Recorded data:
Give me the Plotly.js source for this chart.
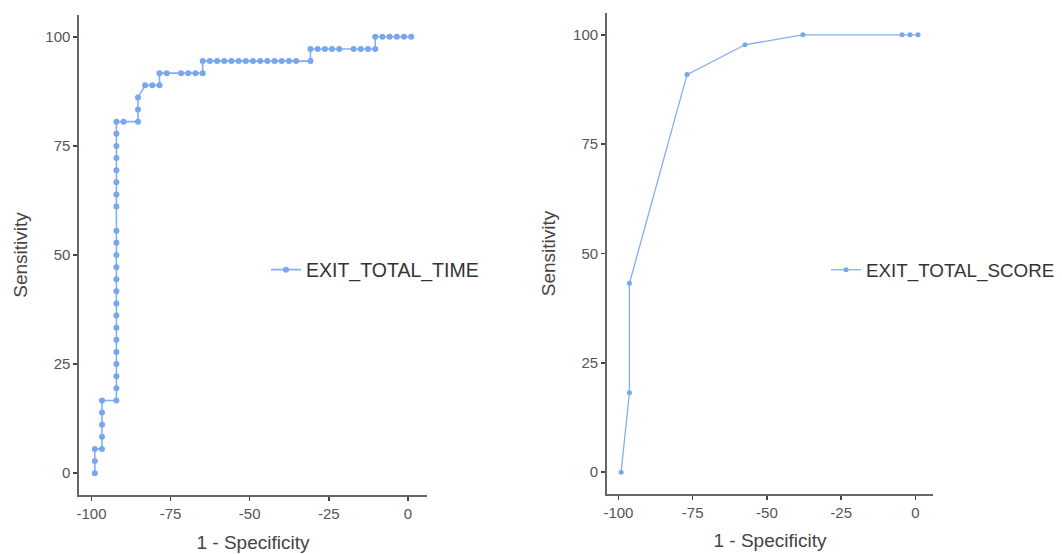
<!DOCTYPE html>
<html>
<head>
<meta charset="utf-8">
<script src="https://cdn.plot.ly/plotly-3.0.1.min.js"></script>
<style>
html,body{margin:0;padding:0;background:#fff;}
#chart{width:1062px;height:554px;}
</style>
</head>
<body>
<div id="chart"></div>
<script>
// EXIT_TOTAL_TIME ROC points (x = 1 - Specificity shown as negative, y = Sensitivity)
const timeX = [-98.96,-98.96,-98.96,-96.69,-96.69,-96.69,-96.69,-96.69,
  -92.14,-92.14,-92.14,-92.14,-92.14,-92.14,-92.14,-92.14,-92.14,-92.14,-92.14,-92.14,-92.14,-92.14,-92.14,
  -92.14,-92.14,-92.14,-92.14,-92.14,-92.14,-92.14,-92.14,
  -89.87,-85.32,-85.32,-85.32,-83.05,-80.78,-78.51,-78.51,-76.23,-71.69,-69.41,-67.14,-64.87,-64.87,
  -62.60,-60.32,-58.05,-55.78,-53.51,-51.23,-48.96,-46.69,-44.41,-42.14,-39.87,-37.60,-35.32,-30.78,
  -30.78,-28.51,-26.23,-23.96,-21.69,-17.14,-14.87,-12.60,-10.32,-10.32,-8.05,-5.78,-3.51,-1.23,1.04];
const timeY = [0,2.78,5.56,5.56,8.33,11.11,13.89,16.67,
  16.67,19.44,22.22,25,27.78,30.56,33.33,36.11,38.89,41.67,44.44,47.22,50,52.78,55.56,
  61.11,63.89,66.67,69.44,72.22,75,77.78,80.56,
  80.56,80.56,83.33,86.11,88.89,88.89,88.89,91.67,91.67,91.67,91.67,91.67,91.67,94.44,
  94.44,94.44,94.44,94.44,94.44,94.44,94.44,94.44,94.44,94.44,94.44,94.44,94.44,94.44,
  97.22,97.22,97.22,97.22,97.22,97.22,97.22,97.22,97.22,100,100,100,100,100,100];

// EXIT_TOTAL_SCORE ROC points
const scoreX = [-99.1,-96.3,-96.3,-76.9,-57.4,-37.9,-4.5,-1.8,0.9];
const scoreY = [0,18.18,43.18,90.91,97.73,100,100,100,100];

const xTicks = [-100,-75,-50,-25,0];
const xTickText = ['-100','-75','-50','-25','0'];
const yTicks = [0,25,50,75,100];
const names = ['EXIT_TOTAL_TIME','EXIT_TOTAL_SCORE'];
const xTitle = '1 - Specificity';
const yTitle = 'Sensitivity';

const W = 1062, H = 554;
const FONT = 'Liberation Sans, Arial, sans-serif';

const traces = [
  {x: timeX, y: timeY, name: names[0], type: 'scatter', mode: 'lines+markers',
   xaxis: 'x', yaxis: 'y', legend: 'legend',
   line: {color: 'rgba(112,160,238,0.85)', width: 1.6},
   marker: {color: '#78a6ef', size: 6}},
  {x: scoreX, y: scoreY, name: names[1], type: 'scatter', mode: 'lines+markers',
   xaxis: 'x2', yaxis: 'y2', legend: 'legend2',
   line: {color: 'rgba(112,160,238,0.85)', width: 1.3},
   marker: {color: '#78a6ef', size: 5}}
];

function xa(dom, anchor, standoff) {
  return {domain: dom, anchor: anchor, range: [-103.96, 6.04],
    tickmode: 'array', tickvals: xTicks, ticktext: xTickText,
    showgrid: false, zeroline: false, showline: true, linecolor: '#666', linewidth: 1.6,
    ticks: 'outside', ticklen: 4, tickwidth: 1.5, tickcolor: '#444',
    tickfont: {family: FONT, size: 15, color: '#555'},
    title: {text: xTitle, font: {family: FONT, size: 19, color: '#444'}, standoff: standoff}};
}
function ya(dom, anchor, standoff) {
  return {domain: dom, anchor: anchor, range: [-5, 105], tickvals: yTicks,
    showgrid: false, zeroline: false, showline: true, linecolor: '#666', linewidth: 1.6,
    ticks: 'outside', ticklen: 4, tickwidth: 1.5, tickcolor: '#444',
    tickfont: {family: FONT, size: 15, color: '#555'},
    title: {text: yTitle, font: {family: FONT, size: 19, color: '#444'}, standoff: standoff}};
}

const layout = {
  width: W, height: H,
  margin: {l: 0, r: 0, t: 0, b: 0},
  paper_bgcolor: '#fff', plot_bgcolor: '#fff',
  showlegend: true,
  xaxis: xa([79/W, 427/W], 'y', 15),
  yaxis: ya([(H-495)/H, (H-15)/H], 'x', 13),
  xaxis2: xa([606.7/W, 933.3/W], 'y2', 14),
  yaxis2: ya([(H-494)/H, (H-13)/H], 'x2', 12),
  legend: {x: 266/W, y: (H-270)/H, xanchor: 'left', yanchor: 'middle',
    bgcolor: 'rgba(0,0,0,0)', font: {family: FONT, size: 19.5, color: '#333'}},
  legend2: {x: 826/W, y: (H-270)/H, xanchor: 'left', yanchor: 'middle',
    bgcolor: 'rgba(0,0,0,0)', font: {family: FONT, size: 18.8, color: '#333'}}
};

Plotly.newPlot('chart', traces, layout, {displayModeBar: false, staticPlot: true});
</script>
</body>
</html>
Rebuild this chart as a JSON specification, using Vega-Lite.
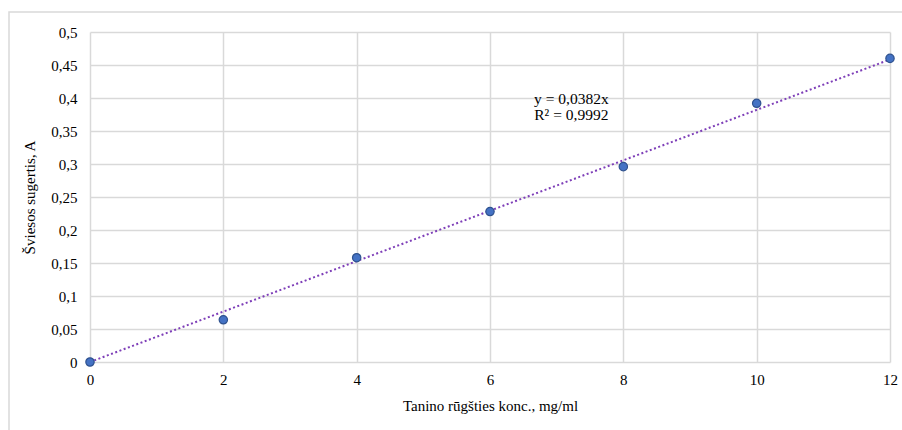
{
  "$schema": "https://vega.github.io/schema/vega-lite/v6.json",
  "width": 800,
  "height": 330,
  "autosize": {"type": "none"},
  "padding": {"left": 90, "top": 32, "right": 12, "bottom": 68},
  "background": "#ffffff",
  "config": {
    "view": {"stroke": null},
    "font": "Liberation Serif",
    "axis": {
      "labelFont": "Liberation Serif",
      "titleFont": "Liberation Serif",
      "labelFontSize": 15,
      "titleFontSize": 15,
      "labelColor": "#000000",
      "titleColor": "#000000",
      "titleFontWeight": "normal",
      "ticks": false,
      "domain": false,
      "grid": true,
      "labelFlush": false,
      "labelOverlap": false,
      "gridColor": "#D9D9D9",
      "gridWidth": 1.5
    }
  },
  "datasets": {
    "samples": [
      {"conc": 0, "absorb": 0},
      {"conc": 2, "absorb": 0.064},
      {"conc": 4, "absorb": 0.158},
      {"conc": 6, "absorb": 0.228},
      {"conc": 8, "absorb": 0.296},
      {"conc": 10, "absorb": 0.392},
      {"conc": 12, "absorb": 0.46}
    ],
    "trend": [
      {"conc": 0, "absorb": 0},
      {"conc": 12, "absorb": 0.4584}
    ],
    "equation": [
      {"conc": 7.22, "absorb": 0.399, "label": ["y = 0,0382x", "R² = 0,9992"]}
    ],
    "frame": [
      {"left": -1.215, "right": 14, "top": 0.5303, "bottom": -0.3}
    ]
  },
  "encoding": {
    "x": {
      "field": "conc", "type": "quantitative",
      "scale": {"domain": [0, 12], "nice": false},
      "axis": {
        "values": [0, 2, 4, 6, 8, 10, 12],
        "format": "d",
        "title": "Tanino rūgšties konc., mg/ml",
        "labelPadding": 10,
        "titlePadding": 11
      }
    },
    "y": {
      "field": "absorb", "type": "quantitative",
      "scale": {"domain": [0, 0.5], "nice": false},
      "axis": {
        "values": [0, 0.05, 0.1, 0.15, 0.2, 0.25, 0.3, 0.35, 0.4, 0.45, 0.5],
        "labelExpr": "replace(format(datum.value, '.2~f'), '.', ',')",
        "title": "Šviesos sugertis, A",
        "labelPadding": 13,
        "titlePadding": 13
      }
    }
  },
  "layer": [
    {
      "data": {"name": "frame"},
      "mark": {"type": "rect", "filled": false, "stroke": "#D9D9D9", "strokeWidth": 1.5, "clip": false},
      "encoding": {
        "x": {"field": "left", "type": "quantitative"},
        "x2": {"field": "right"},
        "y": {"field": "top", "type": "quantitative"},
        "y2": {"field": "bottom"}
      }
    },
    {
      "data": {"name": "trend"},
      "mark": {"type": "line", "color": "#7E3FB8", "strokeWidth": 2, "strokeDash": [2, 2.5], "strokeCap": "butt"}
    },
    {
      "data": {"name": "samples"},
      "mark": {"type": "point", "filled": true, "fill": "#4472C4", "stroke": "#2F528F", "strokeWidth": 1.2, "size": 70, "opacity": 1, "clip": false}
    },
    {
      "data": {"name": "equation"},
      "mark": {"type": "text", "font": "Liberation Serif", "fontSize": 15.5, "color": "#000000", "align": "center", "baseline": "middle", "lineHeight": 16},
      "encoding": {
        "text": {"field": "label"}
      }
    }
  ]
}
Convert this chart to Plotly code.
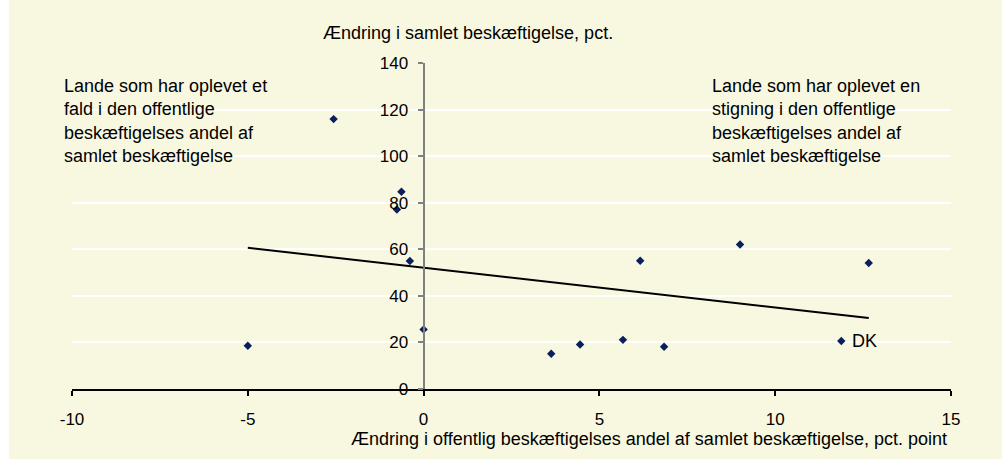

» **EXERCISE**: Exactly and only the lines from the top of the records down to the line containing "const scoreY = [0,18.18,43.18,90.91,97.73,100,100,100,100];" should be transcribed, please, without the pictures.

» **WRITTEN ANSWER**:
Give me the Plotly.js source for this chart.
<!DOCTYPE html>
<html>
<head>
<meta charset="utf-8">
<script src="https://cdn.plot.ly/plotly-3.0.1.min.js"></script>
<style>
html,body{margin:0;padding:0;background:#fff;}
#chart{width:1062px;height:554px;}
</style>
</head>
<body>
<div id="chart"></div>
<script>
// EXIT_TOTAL_TIME ROC points (x = 1 - Specificity shown as negative, y = Sensitivity)
const timeX = [-98.96,-98.96,-98.96,-96.69,-96.69,-96.69,-96.69,-96.69,
  -92.14,-92.14,-92.14,-92.14,-92.14,-92.14,-92.14,-92.14,-92.14,-92.14,-92.14,-92.14,-92.14,-92.14,-92.14,
  -92.14,-92.14,-92.14,-92.14,-92.14,-92.14,-92.14,-92.14,
  -89.87,-85.32,-85.32,-85.32,-83.05,-80.78,-78.51,-78.51,-76.23,-71.69,-69.41,-67.14,-64.87,-64.87,
  -62.60,-60.32,-58.05,-55.78,-53.51,-51.23,-48.96,-46.69,-44.41,-42.14,-39.87,-37.60,-35.32,-30.78,
  -30.78,-28.51,-26.23,-23.96,-21.69,-17.14,-14.87,-12.60,-10.32,-10.32,-8.05,-5.78,-3.51,-1.23,1.04];
const timeY = [0,2.78,5.56,5.56,8.33,11.11,13.89,16.67,
  16.67,19.44,22.22,25,27.78,30.56,33.33,36.11,38.89,41.67,44.44,47.22,50,52.78,55.56,
  61.11,63.89,66.67,69.44,72.22,75,77.78,80.56,
  80.56,80.56,83.33,86.11,88.89,88.89,88.89,91.67,91.67,91.67,91.67,91.67,91.67,94.44,
  94.44,94.44,94.44,94.44,94.44,94.44,94.44,94.44,94.44,94.44,94.44,94.44,94.44,94.44,
  97.22,97.22,97.22,97.22,97.22,97.22,97.22,97.22,97.22,100,100,100,100,100,100];

// EXIT_TOTAL_SCORE ROC points
const scoreX = [-99.1,-96.3,-96.3,-76.9,-57.4,-37.9,-4.5,-1.8,0.9];
const scoreY = [0,18.18,43.18,90.91,97.73,100,100,100,100];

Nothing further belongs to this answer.